Personal information
- Born: August 14, 1884 Anderson, South Carolina, U.S.
- Died: September 19, 1953 (aged 69) near Cobbs Creek, Virginia, U.S.
- Listed height: 5 ft 9 in (1.75 m)
- Listed weight: 149 lb (68 kg)

Career information
- College: Clemson (1902–1903)

Awards and highlights
- SIAA championship (1902, 1903); All-Southern (1902, 1903); Clemson Athletics Hall of Fame;

= John Maxwell (American football) =

American college football player (1884–1953)

John Maxwell (August 13, 1884 – September 18, 1953) was an American college football and college baseball player. He played football as a quarterback at Clemson Agricultural College—now known as Clemson University—from 1902 to 1903.

==Early life==
Maxwell was born on August 13, 1884, in Anderson, South Carolina.

==College career==
===Football===
Maxwell was a quarterback for coach John Heisman's Clemson Tigers of Clemson University, and is a member of Clemson's athletic Hall of Fame. In 1915, Heisman selected Maxwell as one of just two quarterbacks for his list of the 30 greatest Southern football players. Heisman noted he learned fast, "never have I seen a man develop at the rate he did."

====1902====
Maxwell started every game in 1902. One account from his first game against North Carolina A&M reads "Maxwell, the new quarterback, is a jewel." The Tigers closed the season with an 11 to 0 win over the Tennessee Volunteers. Tennessee back "Toots" Douglas holds the record for the longest punt in his school's history, when he punted a ball 109 yards (the field length was 110 yards in those days) with the help of the wind during the Clemson game. Heisman described the kick:

...One quick glance he cast overhead– no doubt to make sure that howling was still the same old hurricane. I knew at once what he proposed to do. The snap was perfect. "Toots" caught the ball, took two smart steps and – BLAM!–away shot the ball as though from the throat of Big Bertha. And, say, in his palmiest mathematical mood, I don't believe Sir Isaac Newton himself could have figured a more perfect trajectory to fit with that cyclone.

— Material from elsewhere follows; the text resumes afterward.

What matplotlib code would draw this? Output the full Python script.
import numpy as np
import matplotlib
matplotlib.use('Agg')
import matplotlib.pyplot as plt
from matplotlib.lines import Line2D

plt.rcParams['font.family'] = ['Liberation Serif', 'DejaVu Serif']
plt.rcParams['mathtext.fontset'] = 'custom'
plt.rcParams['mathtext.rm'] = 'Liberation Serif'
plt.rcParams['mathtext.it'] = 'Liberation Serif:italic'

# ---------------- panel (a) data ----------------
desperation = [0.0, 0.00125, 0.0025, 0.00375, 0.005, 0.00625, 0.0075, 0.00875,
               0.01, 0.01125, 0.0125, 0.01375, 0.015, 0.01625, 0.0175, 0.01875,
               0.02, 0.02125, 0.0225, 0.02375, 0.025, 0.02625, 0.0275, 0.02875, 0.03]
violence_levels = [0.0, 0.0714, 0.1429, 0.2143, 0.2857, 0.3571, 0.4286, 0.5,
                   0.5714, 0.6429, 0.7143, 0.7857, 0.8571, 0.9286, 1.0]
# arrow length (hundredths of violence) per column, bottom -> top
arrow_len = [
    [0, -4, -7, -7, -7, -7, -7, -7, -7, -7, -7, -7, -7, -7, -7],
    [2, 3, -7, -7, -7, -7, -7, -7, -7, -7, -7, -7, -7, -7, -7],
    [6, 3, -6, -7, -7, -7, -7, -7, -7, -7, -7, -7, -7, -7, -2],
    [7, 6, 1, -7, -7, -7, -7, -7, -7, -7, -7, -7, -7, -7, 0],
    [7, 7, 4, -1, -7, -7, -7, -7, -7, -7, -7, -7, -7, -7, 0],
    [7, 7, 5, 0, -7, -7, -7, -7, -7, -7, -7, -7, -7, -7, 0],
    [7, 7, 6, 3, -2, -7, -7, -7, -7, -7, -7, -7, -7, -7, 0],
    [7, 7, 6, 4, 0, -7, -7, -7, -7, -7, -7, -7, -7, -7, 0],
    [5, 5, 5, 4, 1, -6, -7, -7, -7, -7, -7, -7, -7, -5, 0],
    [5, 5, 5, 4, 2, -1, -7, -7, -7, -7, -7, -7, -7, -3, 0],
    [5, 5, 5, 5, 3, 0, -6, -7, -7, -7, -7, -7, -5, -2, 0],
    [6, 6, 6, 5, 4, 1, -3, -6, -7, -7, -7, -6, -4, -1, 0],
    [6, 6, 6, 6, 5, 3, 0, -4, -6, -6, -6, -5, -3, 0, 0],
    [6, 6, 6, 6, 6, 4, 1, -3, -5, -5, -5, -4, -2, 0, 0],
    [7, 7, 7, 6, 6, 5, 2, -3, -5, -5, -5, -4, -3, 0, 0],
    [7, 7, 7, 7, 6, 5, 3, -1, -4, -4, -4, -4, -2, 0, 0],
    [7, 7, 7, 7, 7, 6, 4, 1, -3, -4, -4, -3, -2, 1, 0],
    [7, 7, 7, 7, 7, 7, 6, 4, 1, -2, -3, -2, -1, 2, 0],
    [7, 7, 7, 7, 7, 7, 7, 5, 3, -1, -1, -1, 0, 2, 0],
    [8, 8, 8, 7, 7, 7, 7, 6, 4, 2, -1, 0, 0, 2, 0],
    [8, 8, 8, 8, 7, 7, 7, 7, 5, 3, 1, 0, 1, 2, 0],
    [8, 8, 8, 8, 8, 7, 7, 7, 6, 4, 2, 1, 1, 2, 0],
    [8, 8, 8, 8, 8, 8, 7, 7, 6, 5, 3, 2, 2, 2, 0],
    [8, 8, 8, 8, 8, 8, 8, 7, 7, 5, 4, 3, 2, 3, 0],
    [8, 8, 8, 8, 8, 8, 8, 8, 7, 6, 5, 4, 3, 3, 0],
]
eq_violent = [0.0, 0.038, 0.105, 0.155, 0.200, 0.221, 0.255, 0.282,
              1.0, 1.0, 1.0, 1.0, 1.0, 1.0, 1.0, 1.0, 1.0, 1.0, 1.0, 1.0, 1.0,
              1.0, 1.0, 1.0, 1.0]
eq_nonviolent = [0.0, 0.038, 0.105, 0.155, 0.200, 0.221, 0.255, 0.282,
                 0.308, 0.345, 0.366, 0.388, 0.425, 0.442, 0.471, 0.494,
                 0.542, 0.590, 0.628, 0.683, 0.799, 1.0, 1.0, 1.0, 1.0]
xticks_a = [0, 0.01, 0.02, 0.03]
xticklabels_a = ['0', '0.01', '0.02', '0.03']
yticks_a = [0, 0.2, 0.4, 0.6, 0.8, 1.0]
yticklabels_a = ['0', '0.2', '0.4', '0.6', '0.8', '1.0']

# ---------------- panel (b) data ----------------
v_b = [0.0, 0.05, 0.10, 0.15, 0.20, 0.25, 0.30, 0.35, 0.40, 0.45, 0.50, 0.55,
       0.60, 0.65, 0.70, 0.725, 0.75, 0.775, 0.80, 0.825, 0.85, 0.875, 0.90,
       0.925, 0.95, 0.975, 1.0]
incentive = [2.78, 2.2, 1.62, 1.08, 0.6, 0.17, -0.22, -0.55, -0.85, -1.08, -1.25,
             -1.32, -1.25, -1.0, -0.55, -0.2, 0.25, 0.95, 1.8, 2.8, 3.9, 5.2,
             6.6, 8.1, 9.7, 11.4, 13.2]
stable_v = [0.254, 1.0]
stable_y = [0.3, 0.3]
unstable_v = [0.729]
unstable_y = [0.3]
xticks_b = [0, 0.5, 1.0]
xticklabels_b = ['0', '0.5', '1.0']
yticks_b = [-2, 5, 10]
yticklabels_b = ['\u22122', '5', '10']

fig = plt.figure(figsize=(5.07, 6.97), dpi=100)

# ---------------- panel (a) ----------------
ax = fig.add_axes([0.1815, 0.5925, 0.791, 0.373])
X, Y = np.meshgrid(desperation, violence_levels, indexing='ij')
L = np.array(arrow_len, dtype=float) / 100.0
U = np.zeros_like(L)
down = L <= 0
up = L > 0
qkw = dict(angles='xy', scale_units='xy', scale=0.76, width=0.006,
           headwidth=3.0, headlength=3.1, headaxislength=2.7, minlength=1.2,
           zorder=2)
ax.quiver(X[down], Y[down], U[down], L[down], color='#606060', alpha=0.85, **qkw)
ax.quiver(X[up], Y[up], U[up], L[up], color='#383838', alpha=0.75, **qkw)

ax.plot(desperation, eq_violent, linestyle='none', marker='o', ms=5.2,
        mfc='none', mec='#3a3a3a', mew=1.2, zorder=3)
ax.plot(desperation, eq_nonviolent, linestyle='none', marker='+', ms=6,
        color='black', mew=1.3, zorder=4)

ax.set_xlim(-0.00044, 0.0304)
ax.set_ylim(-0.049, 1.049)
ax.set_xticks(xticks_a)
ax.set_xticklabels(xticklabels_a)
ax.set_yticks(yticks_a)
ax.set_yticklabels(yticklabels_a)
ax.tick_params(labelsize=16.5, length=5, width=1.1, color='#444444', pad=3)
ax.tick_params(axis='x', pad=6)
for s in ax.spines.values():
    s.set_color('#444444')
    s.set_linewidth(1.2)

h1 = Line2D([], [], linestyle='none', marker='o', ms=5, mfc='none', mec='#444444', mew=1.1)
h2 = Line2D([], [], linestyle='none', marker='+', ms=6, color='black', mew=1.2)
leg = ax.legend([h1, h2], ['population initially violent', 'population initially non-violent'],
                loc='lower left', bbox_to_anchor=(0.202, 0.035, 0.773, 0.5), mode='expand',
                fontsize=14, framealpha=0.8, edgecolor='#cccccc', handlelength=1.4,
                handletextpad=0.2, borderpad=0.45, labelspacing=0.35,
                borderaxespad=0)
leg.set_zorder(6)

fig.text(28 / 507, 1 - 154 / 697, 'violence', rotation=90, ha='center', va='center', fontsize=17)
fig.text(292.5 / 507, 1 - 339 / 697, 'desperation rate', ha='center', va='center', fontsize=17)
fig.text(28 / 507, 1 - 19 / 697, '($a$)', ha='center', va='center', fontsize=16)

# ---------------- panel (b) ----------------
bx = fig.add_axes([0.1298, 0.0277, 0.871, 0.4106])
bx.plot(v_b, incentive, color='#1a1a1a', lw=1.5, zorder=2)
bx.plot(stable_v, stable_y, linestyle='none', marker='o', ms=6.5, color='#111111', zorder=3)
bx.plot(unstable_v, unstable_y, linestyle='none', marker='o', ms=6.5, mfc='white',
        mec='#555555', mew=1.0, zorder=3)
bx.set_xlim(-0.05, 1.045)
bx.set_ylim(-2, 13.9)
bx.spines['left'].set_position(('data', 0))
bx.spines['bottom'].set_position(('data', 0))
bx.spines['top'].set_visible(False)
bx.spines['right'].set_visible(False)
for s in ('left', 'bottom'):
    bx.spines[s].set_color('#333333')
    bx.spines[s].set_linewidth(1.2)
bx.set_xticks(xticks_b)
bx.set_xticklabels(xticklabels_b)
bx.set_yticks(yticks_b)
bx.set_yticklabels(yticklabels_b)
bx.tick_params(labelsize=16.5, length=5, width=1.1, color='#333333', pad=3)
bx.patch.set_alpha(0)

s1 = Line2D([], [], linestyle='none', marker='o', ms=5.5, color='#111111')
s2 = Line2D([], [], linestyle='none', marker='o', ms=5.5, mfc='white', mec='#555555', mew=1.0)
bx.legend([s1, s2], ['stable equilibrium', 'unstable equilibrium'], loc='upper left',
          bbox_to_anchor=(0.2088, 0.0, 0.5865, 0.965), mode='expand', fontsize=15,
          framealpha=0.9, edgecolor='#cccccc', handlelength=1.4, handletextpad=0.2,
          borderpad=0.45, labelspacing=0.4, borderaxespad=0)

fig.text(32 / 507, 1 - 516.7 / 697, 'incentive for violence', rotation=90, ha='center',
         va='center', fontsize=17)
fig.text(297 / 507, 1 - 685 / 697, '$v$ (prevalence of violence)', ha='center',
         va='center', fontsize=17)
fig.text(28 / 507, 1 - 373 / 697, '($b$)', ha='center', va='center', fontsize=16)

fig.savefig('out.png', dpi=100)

Onward and upward, upward and onward, the crazy thing flew like a brainchild of Jules Verne. I thought it would clear the Blue Ridge Mountains. Our safety man, the great Johnny Maxwell, was positioned 50 yards behind our rush line, yet the punt sailed over his head like a phantom aeroplane. Finally, it came down, but still uncured of its wanderlust it started in to roll–toward our goal, of course, with Maxwell chasing and damning it with every step and breath. Finally it curled up and died on our one-foot line, after a bowstring journey of just 109 yards.

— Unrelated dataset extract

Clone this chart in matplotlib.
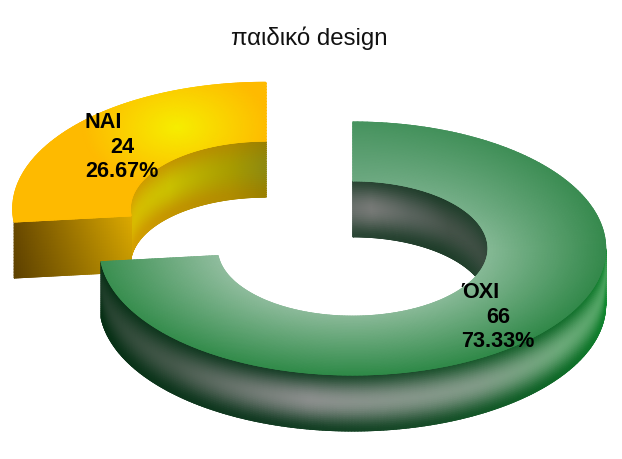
import numpy as np
import matplotlib
matplotlib.use("Agg")
import matplotlib.pyplot as plt
from matplotlib.collections import LineCollection
from matplotlib.colors import to_rgb

plt.rcParams["font.family"] = ["Liberation Sans", "DejaVu Sans"]

title = "παιδικό design"
labels = ["ΝΑΙ", "ΌΧΙ"]
values = [24, 66]

total = sum(values)
end_angle = 360.0 * values[1] / total   # green runs clockwise from 12 o'clock

# ring geometry, in pixels
cx, cy = 352.7, 248.5
rx, ry = 253.0, 126.5
hole = 0.535
depth = 56.0
dx, dy = -87.0, -39.7   # yellow slice is pulled out

layer = [1]


def rgb(c):
    return np.array(to_rgb(c))


def mix(a, b, t):
    t = np.clip(t, 0, 1)[..., None]
    return rgb(a) * (1 - t) + rgb(b) * t


def stops(th, angles, cols):
    cols = np.array([to_rgb(c) for c in cols])
    return np.stack([np.interp(th, angles, cols[:, i]) for i in range(3)], axis=-1)


def xy(th, r, ox=0.0, oy=0.0):
    a = np.radians(th)
    return cx + ox + rx * r * np.sin(a), cy + oy - ry * r * np.cos(a)


def border(ax, px, py, pc, z):
    pts = np.column_stack([px, py])
    segs = np.stack([pts[:-1], pts[1:]], axis=1)
    ax.add_collection(LineCollection(segs, colors=pc[:-1], linewidths=0.7, zorder=z))


def mesh(ax, x, y, c):
    z = layer[0]
    layer[0] += 1
    ax.pcolormesh(x, y, c, shading="gouraud", zorder=z + 0.5)
    # the gouraud triangles are not antialiased, so soften the outline
    border(ax, x[0], y[0], c[0], z)
    border(ax, x[-1], y[-1], c[-1], z)
    border(ax, x[:, 0], y[:, 0], c[:, 0], z)
    border(ax, x[:, -1], y[:, -1], c[:, -1], z)


def top_grid(a0, a1, ox=0.0, oy=0.0):
    th, r = np.meshgrid(np.linspace(a0, a1, 240), np.linspace(hole, 1, 40))
    x, y = xy(th, r, ox, oy)
    return th, r, x, y


def wall_grid(a0, a1, r, ox=0.0, oy=0.0):
    th, v = np.meshgrid(np.linspace(a0, a1, 240), np.linspace(0, 1, 30))
    x, y = xy(th, r, ox, oy)
    return th, v, x, y + v * depth


fig = plt.figure(figsize=(6.22, 4.59), dpi=100)
ax = fig.add_axes([0, 0, 1, 1])
ax.set_xlim(0, 622)
ax.set_ylim(459, 0)
ax.axis("off")

# yellow inner wall
th, v, x, y = wall_grid(end_angle, 360, hole, dx, dy)
h = np.sin(np.pi * np.clip(v * 1.05, 0, 1)) ** 1.4
edge = stops(th, [264, 285, 315, 345, 360], ["#dca800", "#d4a000", "#c49600", "#b08c00", "#9a8000"])
glow = stops(th, [264, 285, 315, 345, 360], ["#e0b000", "#d8bc00", "#cac000", "#a89c00", "#8f8a10"])
mesh(ax, x, y, edge * (1 - h[..., None]) + glow * h[..., None])

# yellow cut face
s, v = np.meshgrid(np.linspace(hole, 1, 60), np.linspace(0, 1, 20))
x, y = xy(end_angle, s, dx, dy)
c = mix("#dcaa00", "#6a4a00", (s - hole) / (1 - hole))
c = c * (1.0 - 0.12 * v[..., None])
mesh(ax, x, y + v * depth, c)

# yellow top
th, r, x, y = top_grid(end_angle, 360, dx, dy)
d = np.hypot((x - 177) * 0.85, (y - 127) * 1.3)
mesh(ax, x, y, mix("#f6ee00", "#feba00", d / 80))

# green inner wall
th, v, x, y = wall_grid(0, 96, hole)
h = np.sin(np.pi * v) ** 1.5
edge = stops(th, [0, 40, 96], ["#2a4534", "#1f3d2a", "#2c4a37"])
glow = stops(th, [0, 8, 25, 45, 96], ["#6a706c", "#777a77", "#5a645e", "#445248", "#34483b"])
mesh(ax, x, y, edge * (1 - h[..., None]) + glow * h[..., None])

# green outer wall
th, v, x, y = wall_grid(90, end_angle, 1.0)
h = np.sin(np.pi * np.clip(v * 0.96 + 0.04, 0, 1)) ** 1.6
edge = stops(th, [90, 125, 165, 200, 264],
             ["#118a30", "#0f6a28", "#174a28", "#123a22", "#062f14"])
glow = stops(th, [90, 125, 150, 190, 225, 264],
             ["#3fa055", "#6aa878", "#7f9a86", "#8a8e8c", "#44584a", "#1a3a25"])
mesh(ax, x, y, edge * (1 - h[..., None]) + glow * h[..., None])

# green top
th, r, x, y = top_grid(0, end_angle)
light = stops(th, [0, 60, 90, 180, 264], ["#6ca880", "#78b08a", "#85b995", "#8ab998", "#90bd9e"])
dark = stops(th, [0, 90, 180, 264], ["#47935f", "#35894c", "#2f8a48", "#3c9052"])
t = ((r - hole) / (1 - hole))[..., None]
mesh(ax, x, y, light * (1 - t) + dark * t)

# labels
ax.text(309.5, 38, title, fontsize=17.3, ha="center", va="center", color="#111111", zorder=50)
pos = [(85, 122, 122.5, 147.5, 171.5), (461, 498, 292.5, 317.5, 341.5)]
for lab, val, (left, mid, y1, y2, y3) in zip(labels, values, pos):
    ax.text(left, y1, lab, fontsize=15.6, fontweight="bold", ha="left", va="center", zorder=50)
    ax.text(mid, y2, str(val), fontsize=15.6, fontweight="bold", ha="center", va="center", zorder=50)
    ax.text(left, y3, f"{val / total * 100:.2f}%", fontsize=15.6, fontweight="bold",
            ha="left", va="center", zorder=50)

fig.savefig("out.png", dpi=100)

Both Maxwell and Douglas were selected All-Southern in different publications.

====1903====
The 1903 team faced Cumberland in a game billed as the championship of the South, which ended in an 11–11 tie. At the start of the second half, Maxwell returned the kickoff 100 yards for Clemson's first touchdown. It was John Heisman's last game as Clemson head coach. Maxwell was selected All-Southern.

===Baseball===
Maxwell was also a catcher on the Clemson Tigers baseball team.

==Later life and death==
Maxwell lived for many years in Richmond, Virginia, where he was president of the phosphate division of the Virginia-Carolina Chemical Corporation. He retired in the 1940s, and purchased the Hesse Farm on the Piankatank River, near Cobbs Creek, Virginia. He resided there in his retirement until his sudden death there, on September 18, 1953.